March: the Aurora Borealis, or northern lights; the ice sculpture competition at the World Ice Art Championship, and all the activities associated with it for the entire month of March; more dog mushing; spring break; and this year, the Arctic Winter Games. You almost have to pick and choose because there is so much to do.
For those of you who ask what it’s like to live here in the winter, March may exemplify what Alaskans love about living here: the challenge–the cold and the ice; the culture and people; the long winter night skies filled with stars and lights. Here’s hoping you get a chance to visit.
May 15, 2013
Usually a balmy 70 degree temperature is what you would find as you roll into Fairbanks in mid-May . The trees would be green with fresh growth, flowers would be placed in pots throughout the city (even if they did come back inside at night in the rare event of frost at night). On the hills a beautiful green glow of promised spring would be evident.

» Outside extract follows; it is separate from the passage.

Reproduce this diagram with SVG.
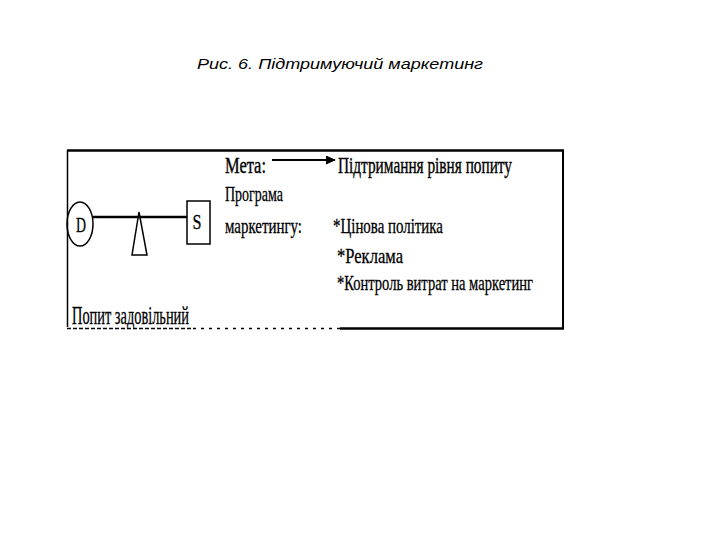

No so this record breaking year. This morning’s Fairbanks Daily News Miner pronounced that not since 1964 has the record cold been broken: it was 21 degrees early yesterday morning, and not much warmer today at still below freezing, 28 right now. While not unusual to see piles of dirty snow in shaded areas around town, they still remain in even larger portions in abundance. I watched as my son got into his car this morning, with his telltale frosty breath still visible at 6:40 a.m.
I know summer will come. It’s just that it is taking too long. The starkness of the birch that have not yet budded is rather haunting, like a deserted and forgotten frozen north. Yes, the sun is bright and daylight began at 4:26 this morning, and won’t set until 11:10 tonight. But do you know that they are predicting SNOW on Friday, with a 50% chance of precipitation? How are we supposed to justify buying flowers in greenhouses when survival chances are against the odds with this kind of weather!
I do remember snow on May 15th, followed precisely four months later with a September 15th dusting; but it didn’t stay around either time. The concern I have this year, is that if it did snow, it might just stick around a little longer….
My housekeeper gifted me with beautiful tomato and zucchini plant starts that are guarded inside on my kitchen windowsills. I dare not place them in the greenhouse, where normally they belong. Even with the passive solar design, it is just too cold.
My advice, as usual, is that you definitely need layers when you come to Fairbanks. Only this time, the layers you might bring should be ones that keep you warm at just above freezing.
January 28, 2013
On the way home from church this morning, I chuckled at the line of cars waiting at the entrance to University. Three or four cars were lined up/turning around to take their pictures in front of the time and temperature marquee. adventuresome souls will leap out of their vehicles in tee shirts, shorts, even bathing suits to pose in front of the sign.
There really was no need to rush to the sign, as the temperature didn’t even rise above -40 F, but only vacillated between -43 F and -40 F today. Usually, there is a slight elevation in temperature, but this is one of those extremely ice-fogged -in-days.
It was a good weekend to stay close to home and occupy one’s time catching up on the news, watching a movie, or otherwise engage in warm indoor activities. I believe the group that schedules a retreat for the last weekend in January every year has figured this out. It is definitely a good time to work on quilts and cross stitch projects.
If you determine to fight the instinct to stay inside and conserve energy, you may find your car may think otherwise. This Saturday, just in our parking lot alone, 5 individuals had car issues; we just pushed one car into a garage bay to allow it to warm up in our garage where we emptied a space to defrost and diagnose why it wouldn’t start after 24 hours of being plugged in.
Man against the elements: this, too, seems to be one of those requirements to be a “true Alaskan.” At least that’s what my kids tell me when I prefer to stay inside and keep warm.